▶ [Instructions to follow] All lines in the data bearing the string "this" should be identified and copied.

▶ [Data]
>> begin

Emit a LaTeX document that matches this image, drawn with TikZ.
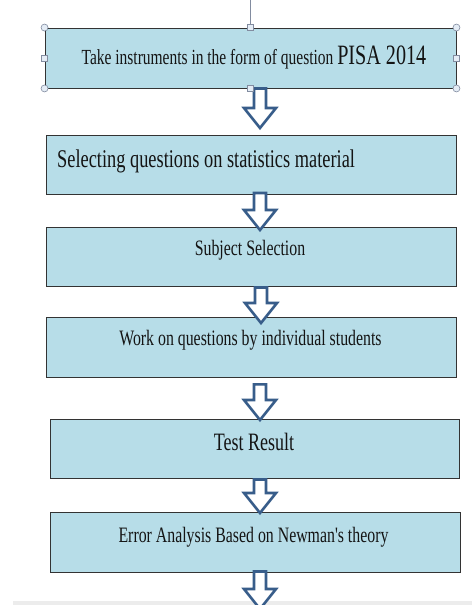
\documentclass[tikz,border=0pt]{standalone}
\usepackage{fontspec}
\setmainfont{Liberation Serif}
\usetikzlibrary{calc}
\definecolor{boxfill}{RGB}{183,221,232}
\definecolor{arrowline}{RGB}{56,93,138}
\definecolor{handleline}{RGB}{130,140,160}
\definecolor{handlefill}{RGB}{228,236,245}
\definecolor{bandgray}{RGB}{236,236,236}
\definecolor{textcol}{RGB}{20,20,20}
\newcommand\hx{0.72}
\newcommand\flowtext[2]{\fontsize{#1}{#1}\selectfont\scalebox{\hx}[1]{#2}}
\newcommand\blockarr[2]{\draw[blockarrow] ($(#1)+(-6,0)$) -- ($(#1)+(6,0)$) -- ($(#2)+(6,-20)$) -- ($(#2)+(16,-20)$) -- (#2) -- ($(#2)+(-16,-20)$) -- ($(#2)+(-6,-20)$) -- cycle;}
\begin{document}
\begin{tikzpicture}[x=1pt,y=-1pt,
 box/.style={draw=black!80, line width=0.9pt, fill=boxfill, rectangle, inner sep=0pt},
 flowlabel/.style={anchor=base, inner sep=0pt, text=textcol},
 blockarrow/.style={draw=arrowline, line width=2.6pt, fill=white, line join=miter},
 handlecirc/.style={circle, draw=handleline, fill=handlefill, line width=0.6pt, minimum size=7pt, inner sep=0pt},
 handlesq/.style={rectangle, draw=handleline, fill=handlefill, line width=0.6pt, minimum size=6pt, inner sep=0pt}]
\useasboundingbox[fill=white] (0,0) rectangle (472,605);
\fill[bandgray] (13,601) rectangle (472,605);

\node[box, minimum width=411pt, minimum height=60pt] (b1) at (250.5,58) {};
\node[box, minimum width=410pt, minimum height=59pt] (b2) at (251,164.5) {};
\node[box, minimum width=410pt, minimum height=59pt] (b3) at (251,256.5) {};
\node[box, minimum width=410pt, minimum height=60pt] (b4) at (251,347) {};
\node[box, minimum width=409pt, minimum height=59pt] (b5) at (254.5,448.5) {};
\node[box, minimum width=410pt, minimum height=60pt] (b6) at (255,542) {};

\node[flowlabel] (t1) at (254,64) {\flowtext{21.5}{Take instruments in the form of question }\flowtext{28}{PISA 2014}};
\node[flowlabel, anchor=base west] (t2) at (57,167) {\flowtext{25.5}{Selecting questions on statistics material}};
\node[flowlabel] (t3) at (250,255) {\flowtext{22}{Subject Selection}};
\node[flowlabel] (t4) at (250.5,345) {\flowtext{22}{Work on questions by individual students}};
\node[flowlabel] (t5) at (254,450) {\flowtext{25}{Test Result}};
\node[flowlabel] (t6) at (253.5,542) {\flowtext{22}{Error Analysis Based on Newman\textquotesingle s theory}};

\coordinate (a1s) at (260,88.5);  \coordinate (a1t) at (260,128);
\coordinate (a2s) at (260,193);   \coordinate (a2t) at (260,230);
\coordinate (a3s) at (261,287.5); \coordinate (a3t) at (261,323);
\coordinate (a4s) at (260,384.3); \coordinate (a4t) at (260,420);
\coordinate (a5s) at (260,479.5); \coordinate (a5t) at (260,513);
\coordinate (a6s) at (260,571.5); \coordinate (a6t) at (260,609);
\blockarr{a1s}{a1t}
\blockarr{a2s}{a2t}
\blockarr{a3s}{a3t}
\blockarr{a4s}{a4t}
\blockarr{a5s}{a5t}
\blockarr{a6s}{a6t}

\coordinate (rot) at (250.5,0);
\draw[handleline, line width=0.7pt] (b1.north) -- (rot);
\foreach \c in {north west,north east,south west,south east}
  \node[handlecirc] at (b1.\c) {};
\foreach \c in {north,south,west,east}
  \node[handlesq] at (b1.\c) {};
\end{tikzpicture}
\end{document}
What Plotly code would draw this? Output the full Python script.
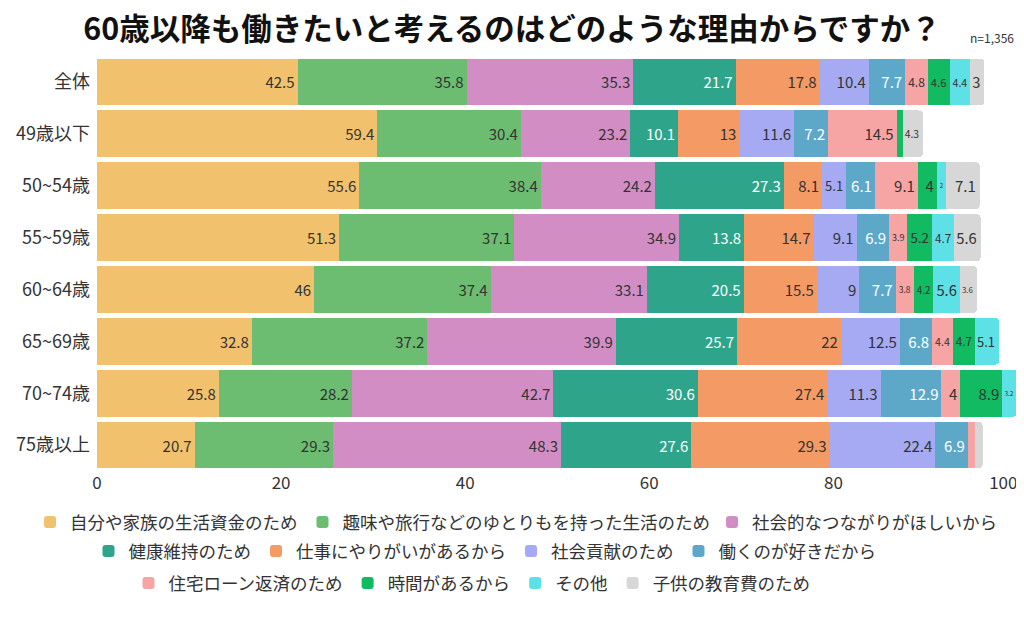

>> end

▶ [Expected answer]
Emit a LaTeX document that matches this image, drawn with TikZ.
What Plotly code would draw this? Output the full Python script.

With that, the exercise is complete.